Camping.
This weekend, we went camping on a whim. We booked on the friday night, left on the saturday morning. It was 3.5hours , or 200km away from home. A big ask for one night away, but I find it hard to ignore that little voice that tugs at my consciousness and asks for adventure.
Despite the longish drive, the trip there passed without much anxiety. I did things that I previously avoided - for example, I usually dont like to drink water before I go somewhere, because then I need to pee, and needing to pee makes me anxious. I also wasnt going to eat my lunch until we arrived, incase the sandwich somehow made me sick (less of a vote of confidence for my sandwich making skills and more about how far I'll go to avoid the slightest possibility of discomfort), but I drank my water, I ate my sandwich. I was doing the things and I was feeling good about it. We arrived, we unpacked, we went out to dinner, we sat by the fire and we looked at the stars. It was magic. Soothing. Heart-filling.
And then, the morning came, and along with it, the prickly version of me. The one who can't find her voice because her neck is burning. The one who is both terrified, desperate, and angry. We had gone for a walk to find breakfast, Lila was buzzing with questions, and Anth (seemingly) enjoying the crisp Autumn air. Its as if time warps, and I can feel my insides turning. I'm at war with myself, quietly begging, "why do I have to go through this?" I kept walking, because, what else can I do? Where do I go? I feel like I'm drowning in darkness, weighted with a terror that is both horribly mental AND physical - like a shadow in my tissue and bones.
Did you ever play that game as a kid, where someone twists your arm and you see how long you can hold out before you yell "Mercy!"? I feel like I'm forever playing, and I'm on my knees breathless and broken having said Mercy over and over again, waiting for the pain to relent. Wondering how much more of it I can take. I'm so desperate to walk along this street and just be walking.along.this.street, I pray. Just let me walk along the street without falling to pieces.

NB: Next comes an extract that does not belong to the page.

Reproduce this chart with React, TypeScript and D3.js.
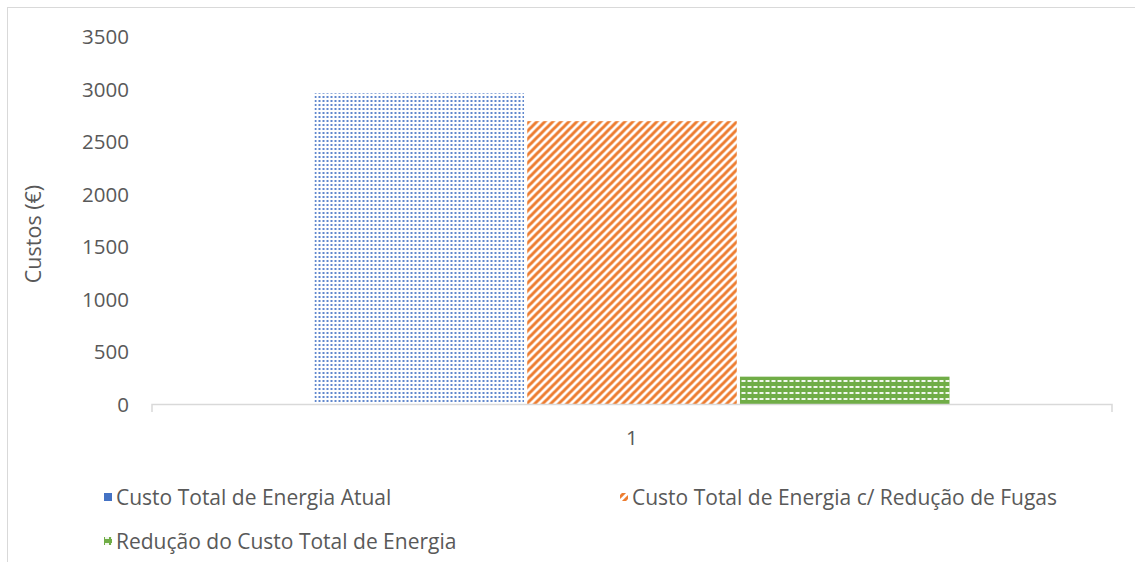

Slowly - and I mean slowly - it lifts, like a fog; the adventurous me coming more into focus and the prickly me dissapating into the air above. The rest of the day is more special, because of this, as if everything is in technicolor and I can feel our little family like warmth in my hands.
I get a hug from Anthony that envelopes me in comfort. We go apple picking, we eat a pie for lunch, we sample different types of honey and I feel like snoozing on the way home. I feel most unremarkable within myself and that IS remarkable, that is what I long for. Its a reminder that those agonizing stretches of time where my anxiety ripples around my body, weighing my limbs down like cement and throwing reason, logic and normality up like a frisbee, they END. They end. They fall away into the background and I'm able to breathe again. To live again. To participate in exploring the world.
Sometimes I wonder if its worth it - doing the scary things - when I find myself struggling so bad to get through. But here's what I know: I get so much good. I get to have these adventures, even if I spend a period of them feeling metaphorically on my knees, they're still punctuated by moments that I cherish. And the other option? To live in the 'no' and the 'i cants', to spend so long in the refusal that i can no longer say yes to even the small things? I have spent so much time in that place of nothingness [a good half a decade, at least] and what I learnt was, just because you're looking the other way, it doesn't mean you get to avoid pain and discomfort.
The truth is, the light feels brighter when compared to the dark, and the dark feels darker when compared to the light. I think this is why I have these moments of such contrast - the adventurous me and the prickly me, the me who screams mercy and the me who says 'well, where to next?' And though sometimes its tempting to respond with 'nowhere next', for fear of the panic and the anxiety that inevitably stirs, it doesn't let me see those bright moments, those warm hug moments, those apple picking, big smile, hand holding memory-making moments.
And, yeah. That was camping, in a nutshell.